Jon Juaristi-ABC

  • El Gobierno busca a la desesperada algo que lo justifique ante la España del mañana por la tarde

Aunque uno (lo que no es el caso) fuera partidario entusiasta o sólo simpatizante del Gobierno de Sánchez Perez-Castejón, pocas dudas le quedarían de que este no pasará a la historia como un don del cielo a los españoles. Incluso entre sus partidarios y simpatizantes se va abriendo paso la sospecha de que se le recordará como una plaga bíblica, un complemento atroz de la pandemia. Y dará igual que se le atribuya buena o mala intención, entrega o desidia, porque la historia que cuenta no contempla las intenciones, sino los resultados, y el de la gestión de la pandemia por el Gobierno de Sánchez Pérez-Castejón es ya la mayor catástrofe sanitaria en la historia de España y de Europa desde los tiempos de la Peste Negra. Ya puede hacer lo que se le ocurra para quitarse el estigma de encima, echarle la culpa de todo a Díaz Ayuso o al cartagenero pueblo soberano. Quizá consiga algún crédito pírrico con estas maniobras ante su parroquia, cada día más entontecida por la posverdad sanchista. Pero la posteridad lo meterá en el mismo saco que a Franco y a Hitler, y no en el que mezclará -también injustamente- a Aznar con Zapatero. Y es que el baldón insoslayable reside en estos diez mil muertos más, como poco, que los enterrados en el Valle de los Caídos. Haga lo que haga, el marrón ya se lo ha comido este Gobierno desgraciado que nunca dejó de ser una desgracia de Gobierno.

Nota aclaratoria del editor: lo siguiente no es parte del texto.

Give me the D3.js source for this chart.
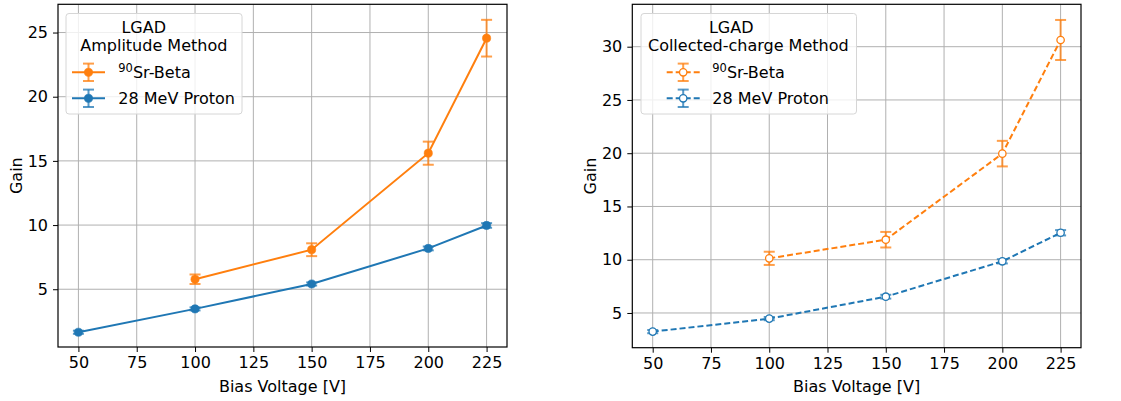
<!DOCTYPE html>
<html>
<head>
<meta charset="utf-8">
<script src="https://cdn.jsdelivr.net/npm/d3@7"></script>
<style>
  html, body { margin: 0; padding: 0; background: #fff; }
  svg { display: block; font-family: "DejaVu Sans", sans-serif; }
</style>
</head>
<body>
<svg id="chart" width="1121" height="401"></svg>
<script>
// Bias voltages [V]
const voltages = [50, 100, 150, 200, 225];
const xTicks = [50, 75, 100, 125, 150, 175, 200, 225];

// Amplitude method gains
const ampBetaV = [100, 150, 200, 225];
const ampBeta = [5.78, 8.08, 15.6, 24.56];
const ampBetaErr = [0.37, 0.5, 0.9, 1.43];
const ampProton = [1.65, 3.47, 5.41, 8.18, 9.97];
const ampProtonErr = [0.12, 0.12, 0.12, 0.15, 0.18];
const ampYTicks = [5, 10, 15, 20, 25];

// Collected-charge method gains
const ccBetaV = [100, 150, 200, 225];
const ccBeta = [10.13, 11.88, 19.96, 30.63];
const ccBetaErr = [0.62, 0.73, 1.2, 1.88];
const ccProton = [3.25, 4.47, 6.53, 9.85, 12.53];
const ccProtonErr = [0.15, 0.15, 0.18, 0.2, 0.25];
const ccYTicks = [5, 10, 15, 20, 25, 30];

const ORANGE = "#ff7f0e";
const BLUE = "#1f77b4";
const FS = 16;

const svg = d3.select("#chart");

function marker(sel, cfg, color) {
  return sel.attr("r", cfg.hollow ? 3.7 : 4.1)
    .attr("fill", cfg.hollow ? "#fff" : color)
    .attr("stroke", color).attr("stroke-width", cfg.hollow ? 1.3 : 0.6);
}

function drawPanel(cfg) {
  const g = svg.append("g");
  const x = d3.scaleLinear().domain([41.25, 233.75]).range([cfg.left, cfg.right]);
  const y = d3.scaleLinear().domain(cfg.yDomain).range([cfg.bottom, cfg.top]);

  // grid
  g.append("g").selectAll("line").data(xTicks).join("line")
    .attr("x1", d => x(d)).attr("x2", d => x(d))
    .attr("y1", cfg.top).attr("y2", cfg.bottom)
    .attr("stroke", "#b0b0b0").attr("stroke-width", 1);
  g.append("g").selectAll("line").data(cfg.yTicks).join("line")
    .attr("x1", cfg.left).attr("x2", cfg.right)
    .attr("y1", d => y(d)).attr("y2", d => y(d))
    .attr("stroke", "#b0b0b0").attr("stroke-width", 1);

  // axes
  const xAxis = d3.axisBottom(x).tickValues(xTicks).tickSize(5).tickPadding(5).tickFormat(d3.format("d"));
  const yAxis = d3.axisLeft(y).tickValues(cfg.yTicks).tickSize(5).tickPadding(5).tickFormat(d3.format("d"));
  const gx = g.append("g").attr("transform", `translate(0,${cfg.bottom})`).call(xAxis);
  const gy = g.append("g").attr("transform", `translate(${cfg.left},0)`).call(yAxis);
  [gx, gy].forEach(a => {
    a.select(".domain").remove();
    a.selectAll("text").attr("font-size", FS).attr("fill", "#000").attr("font-family", "DejaVu Sans");
    a.selectAll("line").attr("stroke", "#000");
  });

  // series
  const series = [
    { xs: cfg.betaV, ys: cfg.beta, err: cfg.betaErr, color: ORANGE },
    { xs: voltages, ys: cfg.proton, err: cfg.protonErr, color: BLUE }
  ];
  series.forEach(s => {
    const pts = s.xs.map((v, i) => ({ x: v, y: s.ys[i], e: s.err[i] }));
    const line = d3.line().x(d => x(d.x)).y(d => y(d.y));
    g.append("path").datum(pts).attr("d", line)
      .attr("fill", "none").attr("stroke", s.color).attr("stroke-width", 2)
      .attr("stroke-dasharray", cfg.dashed ? "6,3" : null);
    const eb = g.append("g").attr("stroke", s.color).attr("stroke-width", 2).attr("stroke-opacity", 0.75);
    pts.forEach(p => {
      const cx = x(p.x), y1 = y(p.y - p.e), y2 = y(p.y + p.e);
      eb.append("line").attr("x1", cx).attr("x2", cx).attr("y1", y1).attr("y2", y2);
      eb.append("line").attr("x1", cx - 5.5).attr("x2", cx + 5.5).attr("y1", y1).attr("y2", y1);
      eb.append("line").attr("x1", cx - 5.5).attr("x2", cx + 5.5).attr("y1", y2).attr("y2", y2);
    });
    marker(g.append("g").selectAll("circle").data(pts).join("circle")
      .attr("cx", d => x(d.x)).attr("cy", d => y(d.y)), cfg, s.color);
  });

  // frame
  g.append("rect").attr("x", cfg.left).attr("y", cfg.top)
    .attr("width", cfg.right - cfg.left).attr("height", cfg.bottom - cfg.top)
    .attr("fill", "none").attr("stroke", "#000").attr("stroke-width", 1.2);

  // axis labels
  g.append("text").attr("x", (cfg.left + cfg.right) / 2).attr("y", 392)
    .attr("text-anchor", "middle").attr("font-size", FS).text("Bias Voltage [V]");
  g.append("text").attr("transform", `translate(${cfg.left - 36},${(cfg.top + cfg.bottom) / 2}) rotate(-90)`)
    .attr("text-anchor", "middle").attr("font-size", FS).text("Gain");

  // legend
  const L = cfg.legend;
  const lg = g.append("g");
  lg.append("rect").attr("x", L.x).attr("y", 13.5).attr("width", L.w).attr("height", 100.5)
    .attr("rx", 3).attr("fill", "#fff").attr("fill-opacity", 0.8)
    .attr("stroke", "#d6d6d6").attr("stroke-width", 1);
  lg.append("text").attr("x", L.title1X).attr("y", 33.3).attr("text-anchor", "middle").attr("font-size", FS).text("LGAD");
  lg.append("text").attr("x", L.title2X).attr("y", 51.3).attr("text-anchor", "middle").attr("font-size", FS).text(cfg.method);
  const entries = [
    { color: ORANGE, y: 72.3, sup: "90", label: "Sr-Beta" },
    { color: BLUE, y: 98.3, sup: null, label: "28 MeV Proton" }
  ];
  entries.forEach(e => {
    const hx1 = L.hx, hx2 = L.hx + 33, hm = L.hx + 16.5;
    lg.append("line").attr("x1", hx1).attr("x2", hx2).attr("y1", e.y).attr("y2", e.y)
      .attr("stroke", e.color).attr("stroke-width", 2).attr("stroke-dasharray", cfg.dashed ? "6,3" : null);
    const eb = lg.append("g").attr("stroke", e.color).attr("stroke-width", 2).attr("stroke-opacity", 0.75);
    eb.append("line").attr("x1", hm).attr("x2", hm).attr("y1", e.y - 8.7).attr("y2", e.y + 8.7);
    eb.append("line").attr("x1", hm - 5.5).attr("x2", hm + 5.5).attr("y1", e.y - 8.7).attr("y2", e.y - 8.7);
    eb.append("line").attr("x1", hm - 5.5).attr("x2", hm + 5.5).attr("y1", e.y + 8.7).attr("y2", e.y + 8.7);
    marker(lg.append("circle").attr("cx", hm).attr("cy", e.y), cfg, e.color);
    const t = lg.append("text").attr("x", L.tx).attr("y", e.y + 6).attr("font-size", FS);
    if (e.sup) {
      t.append("tspan").attr("font-size", 11.5).attr("dy", -6).text(e.sup);
      t.append("tspan").attr("dy", 6).text(e.label);
    } else {
      t.text(e.label);
    }
  });
}

drawPanel({
  left: 58, right: 507, top: 4.3, bottom: 347,
  yDomain: [0.5, 27.2], yTicks: ampYTicks,
  betaV: ampBetaV, beta: ampBeta, betaErr: ampBetaErr,
  proton: ampProton, protonErr: ampProtonErr,
  dashed: false, hollow: false,
  method: "Amplitude Method",
  legend: { x: 66, w: 176, title1X: 143.7, title2X: 153.8, hx: 72, tx: 118.3 }
});

drawPanel({
  left: 632.3, right: 1081, top: 4.3, bottom: 347.7,
  yDomain: [1.74, 33.98], yTicks: ccYTicks,
  betaV: ccBetaV, beta: ccBeta, betaErr: ccBetaErr,
  proton: ccProton, protonErr: ccProtonErr,
  dashed: true, hollow: true,
  method: "Collected-charge Method",
  legend: { x: 641, w: 215.5, title1X: 731.2, title2X: 748.3, hx: 666.7, tx: 712.3 }
});
</script>
</body>
</html>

Su situación actual me recuerda en cierto modo -repito, en cierto modo- a la de la cúpula del nazismo a finales del año cuarenta y dos, cuando, a pesar de que los aliados habían invadido el norte de África y el ejército de Paulus se había estancado en Stalingrado, la mayoría de los alemanes confiaba todavía en su Führer. Entonces, absurdamente, Hitler decidió detraer ingentes recursos de los frentes de batalla para aplicarlos al exterminio sistemático de la población judía de Europa. Los historiadores actuales sólo encuentran explicación a semejante conducta en la megalomanía mortífera del dictador, que eligió, entre las alternativas que le quedaban, aquella que, a su trastornado juicio, podría hacerle acreedor de una imperecedera gratitud universal (Borges utilizó tal explicación como tema de su «Deutsche Requiem»). En esa onda, el director del diario colaboracionista francés «Je suis partout» publicó en el último número de su periódico (16 de agosto de 1944), mientras Hitler preguntaba si ardía París, un editorial que terminaba de la siguiente guisa: «¡Ah, si Europa, examinando en un porvenir próximo el balance de esta guerra terrible, pudiera decir ante su territorio mutilado pero purgado de sus parásitos: No quedan ya judíos!».

Mutatis mutandis, aunque el Holocausto no sea comparable a las fechorías del Gobierno de Sánchez, la búsqueda por este de una justificación que lo exima de la reprobación de la posteridad sigue una lógica delirante del mismo tipo que la hitleriana. De ahí que, en medio del caos de la segunda oleada de la pandemia que proclama irremisiblemente el fracaso de su gestión, el Gobierno haya optado por la prohibición de los revisionismos historiográficos, la conversión del Valle de los Caídos en un cementerio civil y la extirpación obligatoria de la memoria de la persecución sufrida por la Iglesia durante la guerra civil a manos de socialistas y comunistas («¡Arderéis, como en el treinta y seis!»). Todo ello con la esperanza de que España, examinando en un tiempo próximo el balance del presente desastre, pueda decir ante el valle de los caídos del coronavirus: «Por lo menos los símbolos franquistas y católicos ya no amenazan la improbable salud mental de las Carmencitas Calvo, que no las de Mérimée, que no las de Mérimée».